There is a common myth that Australia’s compulsory superannuation system has boosted national savings.
However, Fidelity International has challenged this misconception, arguing instead that superannuation is fueling the growth in Australia’s household debt, which is now the second highest in the world (see next chart), by forcing households to borrow more to offset the forced saving.
According to Fidelity:
Australians have been making compulsory superannuation contributions since 1992. Today, there is around $2.75 trillion dollars in retirement savings in superannuation funds. As a result of the accumulation and growth of this savings pool, Australia now has the fourth-largest pension market in the world. On the other side of the balance sheet, Australians also have the second-highest level of household debt to GDP in the world at around 120 per cent of GDP. Household debt has grown in nominal terms from $217 billion dollars in June 1992 to almost $2.5 trillion dollars today.
Total superannuation assets and household debt have grown at a similar rate since 1992, suggesting that the superannuation saved by Australians has largely been offset by increased borrowing. It appears that the knowledge that most Australians have a pool of money waiting for them in retirement has resulted in the Australians becoming more comfortable with accumulating higher levels of debt during their working lives. Lower interest rates, increases in household incomes, and higher house prices have also contributed to the run-up in debt seen over the past 27 years.
Fidelity’s view was tacitly supported by RBA governor Phil Lowe last week, among others – as noted yesterday by Adam Creighton:
Lowe said as much last week too: “If you have to save more through super, you might save less voluntarily and therefore your consumption doesn’t move.” Trumpeting how much money is in accounts labelled “superannuation” ignores the overall balance sheet.
Michael Littlewood, a New Zealand academic who spent decades studying different retirement income systems in different countries, says German, New Zealand and Australian households have remarkably similarly levels of retirement assets, despite having vastly different retirement systems.
The fact remains that ‘savings’ in superannuation funds are only large because the government mandates it, not because they are inherently special.
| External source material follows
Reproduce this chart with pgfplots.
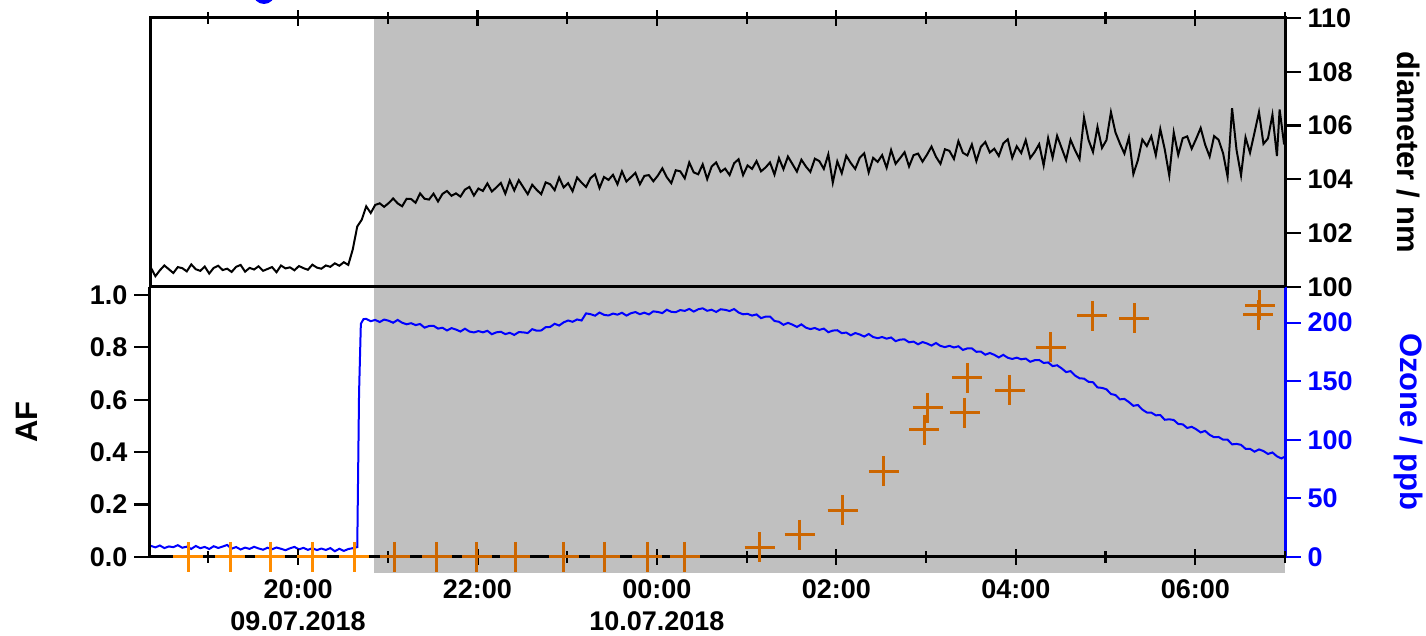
\documentclass[border=0pt]{standalone}
\usepackage{fontspec}
\setmainfont{Liberation Sans}
\usepackage{pgfplots}
\usepackage{pgfplotstable}
\pgfplotsset{compat=1.18}

\definecolor{periodgray}{HTML}{C0C0C0}
\definecolor{afpre}{HTML}{FF8C00}
\definecolor{afin}{HTML}{CC6600}
\definecolor{ozblue}{HTML}{0000FF}

% particle diameter (nm), time in hours from 09.07.2018 00:00
\pgfplotstableread{
t d
18.36 100.72
18.41 100.40
18.46 100.62
18.51 100.80
18.56 100.66
18.61 100.52
18.66 100.74
18.71 100.70
18.76 100.58
18.81 100.84
18.86 100.66
18.91 100.60
18.96 100.76
19.01 100.50
19.06 100.71
19.11 100.79
19.16 100.63
19.21 100.68
19.26 100.56
19.31 100.75
19.36 100.82
19.41 100.57
19.46 100.71
19.51 100.65
19.56 100.77
19.61 100.60
19.66 100.67
19.71 100.74
19.76 100.55
19.81 100.80
19.86 100.69
19.91 100.73
19.96 100.62
20.01 100.78
20.06 100.70
20.11 100.64
20.16 100.83
20.21 100.72
20.26 100.68
20.31 100.80
20.36 100.75
20.41 100.88
20.46 100.79
20.51 100.92
20.56 100.82
20.61 101.40
20.66 102.25
20.71 102.50
20.76 103.00
20.81 102.75
20.86 103.05
20.91 103.11
20.96 102.98
21.01 103.12
21.06 103.29
21.11 103.11
21.16 103.00
21.21 103.28
21.26 103.27
21.31 103.13
21.36 103.48
21.41 103.28
21.46 103.25
21.51 103.47
21.56 103.18
21.61 103.46
21.66 103.57
21.71 103.39
21.76 103.48
21.81 103.36
21.86 103.62
21.91 103.72
21.96 103.40
22.01 103.66
22.06 103.57
22.11 103.85
22.16 103.55
22.21 103.70
22.26 103.87
22.31 103.47
22.36 103.96
22.41 103.59
22.46 103.97
22.51 103.71
22.56 103.45
22.61 103.80
22.66 103.61
22.71 103.45
22.76 103.89
22.81 103.82
22.86 103.60
22.91 104.07
22.96 103.70
23.01 103.86
23.06 103.56
23.11 104.07
23.16 103.88
23.21 103.72
23.26 104.05
23.31 104.19
23.36 103.68
23.41 104.09
23.46 103.98
23.51 104.17
23.56 103.82
23.61 104.30
23.66 103.92
23.71 104.08
23.76 104.24
23.81 103.82
23.86 104.13
23.91 104.16
23.96 103.93
24.01 104.14
24.06 104.41
24.11 104.08
24.16 103.86
24.21 104.34
24.26 104.30
24.31 104.04
24.36 104.63
24.41 104.26
24.46 104.19
24.51 104.56
24.56 104.01
24.61 104.48
24.66 104.63
24.71 104.28
24.76 104.40
24.81 104.16
24.86 104.60
24.91 104.75
24.96 104.16
25.01 104.52
25.06 104.39
25.11 104.68
25.16 104.30
25.21 104.44
25.26 104.63
25.31 104.18
25.36 104.79
25.41 104.38
25.46 104.85
25.51 104.57
25.56 104.29
25.61 104.73
25.66 104.48
25.71 104.28
25.76 104.77
25.81 104.68
25.86 104.39
25.91 104.93
25.96 103.88
26.01 104.67
26.06 104.23
26.11 104.88
26.16 104.61
26.21 104.39
26.26 104.80
26.31 104.97
26.36 104.26
26.41 104.80
26.46 104.65
26.51 104.90
26.56 104.43
26.61 105.09
26.66 104.58
26.71 104.79
26.76 105.01
26.81 104.48
26.86 104.90
26.91 104.96
26.96 104.66
27.01 104.92
27.06 105.22
27.11 104.84
27.16 104.58
27.21 105.12
27.26 105.06
27.31 104.76
27.36 105.42
27.41 104.99
27.46 104.89
27.51 105.30
27.56 104.68
27.61 105.21
27.66 105.39
27.71 105.00
27.76 105.14
27.81 104.87
27.86 105.34
27.91 105.49
27.96 104.80
28.01 105.23
28.06 104.98
28.11 105.46
28.16 104.79
28.21 105.02
28.26 105.31
28.31 104.52
28.36 105.53
28.41 104.81
28.46 105.62
28.51 105.17
28.56 104.72
28.61 105.47
28.66 105.08
28.71 104.75
28.76 106.30
28.81 105.47
28.86 105.02
28.91 105.95
28.96 105.17
29.01 105.46
29.06 106.50
29.11 105.75
29.16 105.33
29.21 104.96
29.26 105.56
29.31 104.20
29.36 104.71
29.41 105.48
29.46 105.24
29.51 105.60
29.56 104.90
29.61 105.87
29.66 105.11
29.71 104.15
29.76 105.74
29.81 104.91
29.86 105.53
29.91 105.60
29.96 105.14
30.01 105.51
30.06 105.91
30.11 105.29
30.16 104.85
30.21 105.61
30.26 105.47
30.31 104.97
30.36 104.10
30.41 106.65
30.46 105.09
30.51 104.15
30.56 105.56
30.61 104.99
30.66 105.74
30.71 106.50
30.76 105.32
30.81 105.52
30.86 106.40
30.91 104.87
30.94 106.60
30.99 105.30
}\diamtab

% ozone mixing ratio (ppb)
\pgfplotstableread{
t o
18.36 9.5
18.41 8.2
18.46 9.8
18.51 7.6
18.56 9.0
18.61 8.4
18.66 10.1
18.71 7.9
18.76 8.8
18.81 6.9
18.86 9.4
18.91 7.5
18.96 8.6
19.01 6.8
19.06 9.2
19.11 7.7
19.16 8.9
19.21 10.3
19.26 7.1
19.31 8.5
19.36 6.4
19.41 8.0
19.46 6.9
19.51 8.7
19.56 7.3
19.61 6.2
19.66 7.9
19.71 6.6
19.76 8.1
19.81 7.0
19.86 5.8
19.91 7.4
19.96 8.6
20.01 6.5
20.06 7.8
20.11 6.1
20.16 7.5
20.21 5.9
20.26 7.2
20.31 6.0
20.36 7.6
20.41 4.9
20.46 7.0
20.51 5.2
20.56 6.8
20.61 7.5
20.66 8.5
20.68 140.0
20.70 199.0
20.73 203.0
20.76 203.2
20.81 201.2
20.86 202.3
20.91 200.5
20.96 202.6
21.01 201.6
21.06 199.9
21.11 202.3
21.16 199.9
21.21 198.6
21.26 199.5
21.31 197.9
21.36 198.8
21.41 195.7
21.46 197.1
21.51 197.3
21.56 194.9
21.61 195.6
21.66 193.3
21.71 195.3
21.76 194.1
21.81 192.4
21.86 194.8
21.91 192.4
21.96 191.6
22.01 192.8
22.06 191.7
22.11 193.0
22.16 190.1
22.21 191.7
22.26 192.2
22.31 190.2
22.36 191.3
22.41 189.5
22.46 191.9
22.51 191.7
22.56 191.1
22.61 194.4
22.66 193.1
22.71 193.3
22.76 196.1
22.81 196.3
22.86 199.0
22.91 197.5
22.96 200.2
23.01 201.8
23.06 200.7
23.11 202.7
23.16 201.8
23.21 207.9
23.26 207.2
23.31 205.9
23.36 208.6
23.41 206.6
23.46 206.1
23.51 207.7
23.56 206.8
23.61 208.4
23.66 206.0
23.71 208.0
23.76 209.0
23.81 207.2
23.86 208.5
23.91 207.0
23.96 209.6
24.01 209.1
24.06 208.1
24.11 211.0
24.16 209.2
24.21 208.9
24.26 210.7
24.31 210.0
24.36 211.7
24.41 209.4
24.46 211.4
24.51 212.2
24.56 210.1
24.61 211.0
24.66 209.1
24.71 211.4
24.76 210.9
24.81 209.9
24.86 211.6
24.91 208.6
24.96 207.1
25.01 207.5
25.06 206.0
25.11 207.0
25.16 203.8
25.21 205.1
25.26 205.2
25.31 201.4
25.36 200.7
25.41 198.1
25.46 199.8
25.51 198.3
25.56 196.3
25.61 198.5
25.66 195.7
25.71 194.5
25.76 195.4
25.81 193.8
25.86 194.9
25.91 191.8
25.96 193.2
26.01 193.5
26.06 191.0
26.11 191.5
26.16 189.2
26.21 191.1
26.26 189.9
26.31 188.1
26.36 190.3
26.41 187.7
26.46 186.7
26.51 187.7
26.56 186.3
26.61 187.3
26.66 184.2
26.71 185.5
26.76 185.7
26.81 183.2
26.86 183.8
26.91 181.5
26.96 183.4
27.01 182.2
27.06 180.4
27.11 182.6
27.16 180.1
27.21 179.1
27.26 180.2
27.31 178.8
27.36 179.8
27.41 176.7
27.46 178.0
27.51 178.0
27.56 175.1
27.61 175.3
27.66 172.6
27.71 174.1
27.76 172.5
27.81 170.3
27.86 172.5
27.91 170.0
27.96 169.0
28.01 170.1
28.06 168.7
28.11 169.3
28.16 166.6
28.21 167.9
28.26 168.1
28.31 165.6
28.36 166.0
28.41 162.9
28.46 163.6
28.51 161.0
28.56 157.8
28.61 158.6
28.66 154.8
28.71 152.5
28.76 152.2
28.81 149.5
28.86 149.1
28.91 144.7
28.96 144.3
29.01 143.1
29.06 139.1
29.11 138.2
29.16 134.5
29.21 134.9
29.26 132.2
29.31 129.0
29.36 129.7
29.41 125.8
29.46 123.3
29.51 123.2
29.56 120.9
29.61 121.1
29.66 117.1
29.71 117.5
29.76 116.9
29.81 113.5
29.86 113.2
29.91 110.1
29.96 111.1
30.01 109.0
30.06 106.3
30.11 107.6
30.16 104.2
30.21 102.2
30.26 102.4
30.31 100.1
30.36 100.1
30.41 96.1
30.46 96.5
30.51 95.7
30.56 92.3
30.61 92.3
30.66 89.9
30.71 91.8
30.76 90.4
30.81 87.9
30.86 89.2
30.91 85.9
30.96 84.1
30.99 85.3
}\ozonetab

% activated fraction before the shaded period
\pgfplotstableread{
t af
18.775 0
19.243 0
19.688 0
20.156 0
20.624 0
}\afpretab

% activated fraction during the shaded period
\pgfplotstableread{
t af
21.080 0
21.548 0
21.990 0
22.420 0
22.960 0
23.420 0
23.890 0
24.310 0
25.145 0.038
25.590 0.084
26.070 0.179
26.530 0.328
26.980 0.485
27.016 0.569
27.430 0.550
27.460 0.683
27.930 0.637
28.390 0.800
28.850 0.920
29.320 0.910
30.700 0.925
30.720 0.960
}\afintab

\pgfplotsset{
  panel/.style={
    scale only axis, width=567.5pt, anchor=south west,
    xmin=18.35, xmax=31,
    tick label style={font=\fontsize{13.5}{16}\selectfont\bfseries},
    label style={font=\fontsize{15.5}{18}\selectfont\bfseries},
    /pgf/number format/assume math mode=true,
    axis line style={line width=1.5pt},
    every tick/.style={line width=1.1pt, black},
    major tick length=7.75pt, minor tick length=6pt,
    xtick={20,22,24,26,28,30},
    minor xtick={19,21,23,25,27,29,31},
    xtick align=center, ytick align=outside,
    clip=false,
  },
}

\begin{document}
\begin{tikzpicture}
% shaded period behind both panels
\begin{axis}[panel, at={(75pt,39.5pt)}, height=135pt, ymin=0, ymax=1.03, hide axis]
  \fill[periodgray] (axis cs:20.846,-0.0611) rectangle (axis cs:31,2.056);
\end{axis}

% upper panel: particle diameter
\begin{axis}[panel, at={(75pt,174.5pt)}, height=134.5pt,
  ymin=100, ymax=110, ytick={100,102,...,110},
  xtick pos=right, xticklabels={},
  ytick pos=right, yticklabel pos=right,
  ylabel={diameter / nm},
  ylabel style={at={(axis description cs:1.1084,0.5)}, anchor=center, rotate=180},
  clip=true]
  \addplot[black, line width=1pt] table[x=t, y=d] {\diamtab};
\end{axis}

% lower panel, right axis: ozone
\begin{axis}[panel, at={(75pt,39.5pt)}, height=135pt,
  ymin=0, ymax=230.4, ytick={0,50,...,200},
  axis x line=none, axis y line*=right,
  y axis line style={ozblue, line width=1.5pt, -},
  every y tick/.style={line width=1.1pt, ozblue},
  yticklabel style={ozblue},
  ylabel={Ozone / ppb}, ylabel style={ozblue, at={(axis description cs:1.1084,0.5)}, anchor=center, rotate=180},
  clip=true]
  \addplot[ozblue, line width=1pt] table[x=t, y=o] {\ozonetab};
\end{axis}

% lower panel, left axis: activated fraction
\begin{axis}[panel, at={(75pt,39.5pt)}, height=135pt,
  ymin=0, ymax=1.03,
  ytick={0,0.2,0.4,0.6,0.8,1.0},
  yticklabels={0.0,0.2,0.4,0.6,0.8,1.0},
  axis x line*=box, axis y line*=left,
  axis line style={line width=1.5pt, -},
  xtick pos=left, ytick pos=left,
  xticklabels={20:00\\09.07.2018, 22:00, 00:00\\10.07.2018, 02:00, 04:00, 06:00},
  xticklabel style={align=center},
  xticklabel shift=4pt,
  ylabel={AF}, ylabel style={at={(axis description cs:-0.1084,0.5)}, anchor=center}]
  \addplot[only marks, mark=+, mark size=7.5pt, afpre, line width=1.5pt] table[x=t, y=af] {\afpretab};
  \addplot[only marks, mark=+, mark size=7.5pt, afin, line width=1.5pt] table[x=t, y=af] {\afintab};
\end{axis}

\fill[ozblue] (132pt,321.5pt) circle (5.5pt);
\pgfresetboundingbox
\useasboundingbox (0,0) rectangle (713pt,318pt);
\end{tikzpicture}
\end{document}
To quote economist Richard Denniss:
Much is made of the enormous size of Australia’s $2.9tn pool of superannuation savings, but we talk much less about the fact that the only reason it grew so big was that we literally force the vast majority of employees to spend 9.5% of their income buying superannuation every week. Let’s be clear: if we forced all Australians to get a massage every week or buy a new Australian car every year, we would have an enormous massage and car industry as well.
Truer words have never been written.